▶ **Exercise brief**: Pictures stay out of the copy; restate everything else in the material exactly.

▶ **Recorded information**:
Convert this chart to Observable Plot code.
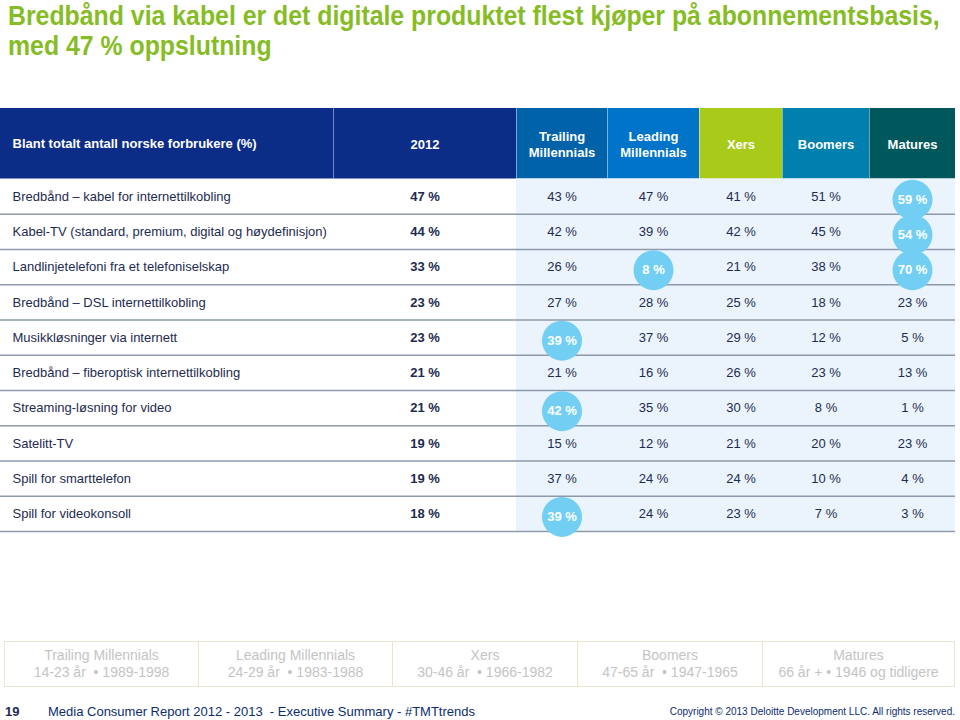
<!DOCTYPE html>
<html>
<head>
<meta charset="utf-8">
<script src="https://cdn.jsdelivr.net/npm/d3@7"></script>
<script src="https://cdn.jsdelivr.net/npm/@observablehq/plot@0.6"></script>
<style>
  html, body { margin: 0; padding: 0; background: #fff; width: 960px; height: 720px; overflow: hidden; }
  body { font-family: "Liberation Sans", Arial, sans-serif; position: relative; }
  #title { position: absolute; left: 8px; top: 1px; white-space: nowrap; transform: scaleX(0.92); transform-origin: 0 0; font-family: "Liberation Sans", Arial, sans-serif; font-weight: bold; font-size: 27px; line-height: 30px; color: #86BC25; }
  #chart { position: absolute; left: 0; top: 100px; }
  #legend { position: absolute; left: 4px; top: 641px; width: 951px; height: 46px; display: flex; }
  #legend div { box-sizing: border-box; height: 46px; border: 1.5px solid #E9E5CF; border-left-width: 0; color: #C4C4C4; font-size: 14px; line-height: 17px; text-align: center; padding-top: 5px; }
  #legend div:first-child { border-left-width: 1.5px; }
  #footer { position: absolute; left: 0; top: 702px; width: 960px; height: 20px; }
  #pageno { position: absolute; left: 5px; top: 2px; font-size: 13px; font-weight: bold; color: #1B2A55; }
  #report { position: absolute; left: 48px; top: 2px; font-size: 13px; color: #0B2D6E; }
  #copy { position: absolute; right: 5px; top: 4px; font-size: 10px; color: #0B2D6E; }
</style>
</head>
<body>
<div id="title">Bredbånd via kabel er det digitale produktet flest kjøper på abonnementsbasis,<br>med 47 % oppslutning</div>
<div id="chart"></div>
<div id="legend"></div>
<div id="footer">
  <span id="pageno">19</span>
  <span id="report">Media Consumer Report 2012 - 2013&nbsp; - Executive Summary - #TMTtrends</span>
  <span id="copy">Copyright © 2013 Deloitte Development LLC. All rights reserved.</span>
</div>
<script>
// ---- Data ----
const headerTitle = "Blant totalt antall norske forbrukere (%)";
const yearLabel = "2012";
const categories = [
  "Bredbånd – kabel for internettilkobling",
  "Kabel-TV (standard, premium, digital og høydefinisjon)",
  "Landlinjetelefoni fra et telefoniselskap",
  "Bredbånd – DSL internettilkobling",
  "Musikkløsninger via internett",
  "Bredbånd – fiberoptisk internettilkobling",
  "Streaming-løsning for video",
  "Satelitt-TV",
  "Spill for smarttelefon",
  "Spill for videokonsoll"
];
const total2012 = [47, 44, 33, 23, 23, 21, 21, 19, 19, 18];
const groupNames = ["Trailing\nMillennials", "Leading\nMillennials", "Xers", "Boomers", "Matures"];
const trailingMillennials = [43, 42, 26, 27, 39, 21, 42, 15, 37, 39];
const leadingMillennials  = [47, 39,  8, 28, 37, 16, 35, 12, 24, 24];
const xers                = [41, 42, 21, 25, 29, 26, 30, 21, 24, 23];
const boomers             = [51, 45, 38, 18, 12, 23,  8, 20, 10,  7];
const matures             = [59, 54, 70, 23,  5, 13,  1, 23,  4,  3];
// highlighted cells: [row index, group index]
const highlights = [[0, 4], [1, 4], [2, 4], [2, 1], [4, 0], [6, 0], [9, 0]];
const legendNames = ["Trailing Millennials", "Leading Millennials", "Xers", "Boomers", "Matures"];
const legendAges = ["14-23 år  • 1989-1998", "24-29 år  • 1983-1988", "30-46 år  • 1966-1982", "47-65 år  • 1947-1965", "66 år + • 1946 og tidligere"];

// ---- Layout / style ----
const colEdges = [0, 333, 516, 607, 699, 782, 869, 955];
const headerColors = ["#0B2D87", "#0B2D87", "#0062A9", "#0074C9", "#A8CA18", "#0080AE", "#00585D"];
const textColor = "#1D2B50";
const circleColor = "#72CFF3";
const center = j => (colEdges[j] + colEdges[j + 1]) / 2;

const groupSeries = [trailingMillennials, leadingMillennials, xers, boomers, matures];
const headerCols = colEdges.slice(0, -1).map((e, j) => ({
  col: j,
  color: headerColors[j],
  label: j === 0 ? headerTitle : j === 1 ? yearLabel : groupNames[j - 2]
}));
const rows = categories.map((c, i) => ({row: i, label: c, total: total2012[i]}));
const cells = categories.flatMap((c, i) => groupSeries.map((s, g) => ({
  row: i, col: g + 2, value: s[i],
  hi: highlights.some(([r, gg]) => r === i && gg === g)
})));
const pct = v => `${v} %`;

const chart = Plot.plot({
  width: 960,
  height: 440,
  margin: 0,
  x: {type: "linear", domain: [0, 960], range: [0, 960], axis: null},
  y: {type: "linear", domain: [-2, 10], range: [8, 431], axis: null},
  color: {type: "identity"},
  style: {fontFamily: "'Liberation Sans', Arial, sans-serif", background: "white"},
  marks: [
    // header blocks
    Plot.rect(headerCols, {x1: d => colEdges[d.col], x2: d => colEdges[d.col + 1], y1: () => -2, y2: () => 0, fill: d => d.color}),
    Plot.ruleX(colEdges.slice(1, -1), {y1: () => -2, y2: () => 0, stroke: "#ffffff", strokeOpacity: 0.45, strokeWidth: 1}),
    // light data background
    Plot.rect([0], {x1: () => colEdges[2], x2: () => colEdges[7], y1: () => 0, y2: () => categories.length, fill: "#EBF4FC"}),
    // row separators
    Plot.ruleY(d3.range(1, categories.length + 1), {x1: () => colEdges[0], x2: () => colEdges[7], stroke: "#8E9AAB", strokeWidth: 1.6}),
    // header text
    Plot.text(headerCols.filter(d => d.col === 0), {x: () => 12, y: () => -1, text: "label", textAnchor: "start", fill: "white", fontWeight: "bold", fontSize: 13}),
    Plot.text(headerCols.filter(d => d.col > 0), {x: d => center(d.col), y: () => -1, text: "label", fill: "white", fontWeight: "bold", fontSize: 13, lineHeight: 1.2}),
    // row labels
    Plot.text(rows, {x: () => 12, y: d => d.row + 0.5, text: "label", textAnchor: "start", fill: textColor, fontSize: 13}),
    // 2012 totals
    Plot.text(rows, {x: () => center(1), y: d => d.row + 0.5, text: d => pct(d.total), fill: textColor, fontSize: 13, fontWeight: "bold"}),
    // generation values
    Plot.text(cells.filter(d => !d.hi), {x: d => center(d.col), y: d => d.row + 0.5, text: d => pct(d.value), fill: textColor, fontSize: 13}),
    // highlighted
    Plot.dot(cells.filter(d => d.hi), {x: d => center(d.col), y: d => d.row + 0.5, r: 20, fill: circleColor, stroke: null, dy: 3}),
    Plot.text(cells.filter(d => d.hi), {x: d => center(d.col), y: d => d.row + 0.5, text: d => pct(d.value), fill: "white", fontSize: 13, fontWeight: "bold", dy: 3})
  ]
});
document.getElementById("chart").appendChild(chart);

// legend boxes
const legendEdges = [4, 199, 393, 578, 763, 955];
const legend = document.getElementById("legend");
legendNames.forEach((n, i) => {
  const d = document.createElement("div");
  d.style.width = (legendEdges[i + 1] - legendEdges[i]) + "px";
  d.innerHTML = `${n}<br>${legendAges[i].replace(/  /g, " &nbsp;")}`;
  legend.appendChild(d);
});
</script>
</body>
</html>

▶ **Answer to the problem**:
Convert this chart to Observable Plot code.
<!DOCTYPE html>
<html>
<head>
<meta charset="utf-8">
<script src="https://cdn.jsdelivr.net/npm/d3@7"></script>
<script src="https://cdn.jsdelivr.net/npm/@observablehq/plot@0.6"></script>
<style>
  html, body { margin: 0; padding: 0; background: #fff; width: 960px; height: 720px; overflow: hidden; }
  body { font-family: "Liberation Sans", Arial, sans-serif; position: relative; }
  #title { position: absolute; left: 8px; top: 1px; white-space: nowrap; transform: scaleX(0.92); transform-origin: 0 0; font-family: "Liberation Sans", Arial, sans-serif; font-weight: bold; font-size: 27px; line-height: 30px; color: #86BC25; }
  #chart { position: absolute; left: 0; top: 100px; }
  #legend { position: absolute; left: 4px; top: 641px; width: 951px; height: 46px; display: flex; }
  #legend div { box-sizing: border-box; height: 46px; border: 1.5px solid #E9E5CF; border-left-width: 0; color: #C4C4C4; font-size: 14px; line-height: 17px; text-align: center; padding-top: 5px; }
  #legend div:first-child { border-left-width: 1.5px; }
  #footer { position: absolute; left: 0; top: 702px; width: 960px; height: 20px; }
  #pageno { position: absolute; left: 5px; top: 2px; font-size: 13px; font-weight: bold; color: #1B2A55; }
  #report { position: absolute; left: 48px; top: 2px; font-size: 13px; color: #0B2D6E; }
  #copy { position: absolute; right: 5px; top: 4px; font-size: 10px; color: #0B2D6E; }
</style>
</head>
<body>
<div id="title">Bredbånd via kabel er det digitale produktet flest kjøper på abonnementsbasis,<br>med 47 % oppslutning</div>
<div id="chart"></div>
<div id="legend"></div>
<div id="footer">
  <span id="pageno">19</span>
  <span id="report">Media Consumer Report 2012 - 2013&nbsp; - Executive Summary - #TMTtrends</span>
  <span id="copy">Copyright © 2013 Deloitte Development LLC. All rights reserved.</span>
</div>
<script>
// ---- Data ----
const headerTitle = "Blant totalt antall norske forbrukere (%)";
const yearLabel = "2012";
const categories = [
  "Bredbånd – kabel for internettilkobling",
  "Kabel-TV (standard, premium, digital og høydefinisjon)",
  "Landlinjetelefoni fra et telefoniselskap",
  "Bredbånd – DSL internettilkobling",
  "Musikkløsninger via internett",
  "Bredbånd – fiberoptisk internettilkobling",
  "Streaming-løsning for video",
  "Satelitt-TV",
  "Spill for smarttelefon",
  "Spill for videokonsoll"
];
const total2012 = [47, 44, 33, 23, 23, 21, 21, 19, 19, 18];
const groupNames = ["Trailing\nMillennials", "Leading\nMillennials", "Xers", "Boomers", "Matures"];
const trailingMillennials = [43, 42, 26, 27, 39, 21, 42, 15, 37, 39];
const leadingMillennials  = [47, 39,  8, 28, 37, 16, 35, 12, 24, 24];
const xers                = [41, 42, 21, 25, 29, 26, 30, 21, 24, 23];
const boomers             = [51, 45, 38, 18, 12, 23,  8, 20, 10,  7];
const matures             = [59, 54, 70, 23,  5, 13,  1, 23,  4,  3];
// highlighted cells: [row index, group index]
const highlights = [[0, 4], [1, 4], [2, 4], [2, 1], [4, 0], [6, 0], [9, 0]];
const legendNames = ["Trailing Millennials", "Leading Millennials", "Xers", "Boomers", "Matures"];
const legendAges = ["14-23 år  • 1989-1998", "24-29 år  • 1983-1988", "30-46 år  • 1966-1982", "47-65 år  • 1947-1965", "66 år + • 1946 og tidligere"];

// ---- Layout / style ----
const colEdges = [0, 333, 516, 607, 699, 782, 869, 955];
const headerColors = ["#0B2D87", "#0B2D87", "#0062A9", "#0074C9", "#A8CA18", "#0080AE", "#00585D"];
const textColor = "#1D2B50";
const circleColor = "#72CFF3";
const center = j => (colEdges[j] + colEdges[j + 1]) / 2;

const groupSeries = [trailingMillennials, leadingMillennials, xers, boomers, matures];
const headerCols = colEdges.slice(0, -1).map((e, j) => ({
  col: j,
  color: headerColors[j],
  label: j === 0 ? headerTitle : j === 1 ? yearLabel : groupNames[j - 2]
}));
const rows = categories.map((c, i) => ({row: i, label: c, total: total2012[i]}));
const cells = categories.flatMap((c, i) => groupSeries.map((s, g) => ({
  row: i, col: g + 2, value: s[i],
  hi: highlights.some(([r, gg]) => r === i && gg === g)
})));
const pct = v => `${v} %`;

const chart = Plot.plot({
  width: 960,
  height: 440,
  margin: 0,
  x: {type: "linear", domain: [0, 960], range: [0, 960], axis: null},
  y: {type: "linear", domain: [-2, 10], range: [8, 431], axis: null},
  color: {type: "identity"},
  style: {fontFamily: "'Liberation Sans', Arial, sans-serif", background: "white"},
  marks: [
    // header blocks
    Plot.rect(headerCols, {x1: d => colEdges[d.col], x2: d => colEdges[d.col + 1], y1: () => -2, y2: () => 0, fill: d => d.color}),
    Plot.ruleX(colEdges.slice(1, -1), {y1: () => -2, y2: () => 0, stroke: "#ffffff", strokeOpacity: 0.45, strokeWidth: 1}),
    // light data background
    Plot.rect([0], {x1: () => colEdges[2], x2: () => colEdges[7], y1: () => 0, y2: () => categories.length, fill: "#EBF4FC"}),
    // row separators
    Plot.ruleY(d3.range(1, categories.length + 1), {x1: () => colEdges[0], x2: () => colEdges[7], stroke: "#8E9AAB", strokeWidth: 1.6}),
    // header text
    Plot.text(headerCols.filter(d => d.col === 0), {x: () => 12, y: () => -1, text: "label", textAnchor: "start", fill: "white", fontWeight: "bold", fontSize: 13}),
    Plot.text(headerCols.filter(d => d.col > 0), {x: d => center(d.col), y: () => -1, text: "label", fill: "white", fontWeight: "bold", fontSize: 13, lineHeight: 1.2}),
    // row labels
    Plot.text(rows, {x: () => 12, y: d => d.row + 0.5, text: "label", textAnchor: "start", fill: textColor, fontSize: 13}),
    // 2012 totals
    Plot.text(rows, {x: () => center(1), y: d => d.row + 0.5, text: d => pct(d.total), fill: textColor, fontSize: 13, fontWeight: "bold"}),
    // generation values
    Plot.text(cells.filter(d => !d.hi), {x: d => center(d.col), y: d => d.row + 0.5, text: d => pct(d.value), fill: textColor, fontSize: 13}),
    // highlighted
    Plot.dot(cells.filter(d => d.hi), {x: d => center(d.col), y: d => d.row + 0.5, r: 20, fill: circleColor, stroke: null, dy: 3}),
    Plot.text(cells.filter(d => d.hi), {x: d => center(d.col), y: d => d.row + 0.5, text: d => pct(d.value), fill: "white", fontSize: 13, fontWeight: "bold", dy: 3})
  ]
});
document.getElementById("chart").appendChild(chart);

// legend boxes
const legendEdges = [4, 199, 393, 578, 763, 955];
const legend = document.getElementById("legend");
legendNames.forEach((n, i) => {
  const d = document.createElement("div");
  d.style.width = (legendEdges[i + 1] - legendEdges[i]) + "px";
  d.innerHTML = `${n}<br>${legendAges[i].replace(/  /g, " &nbsp;")}`;
  legend.appendChild(d);
});
</script>
</body>
</html>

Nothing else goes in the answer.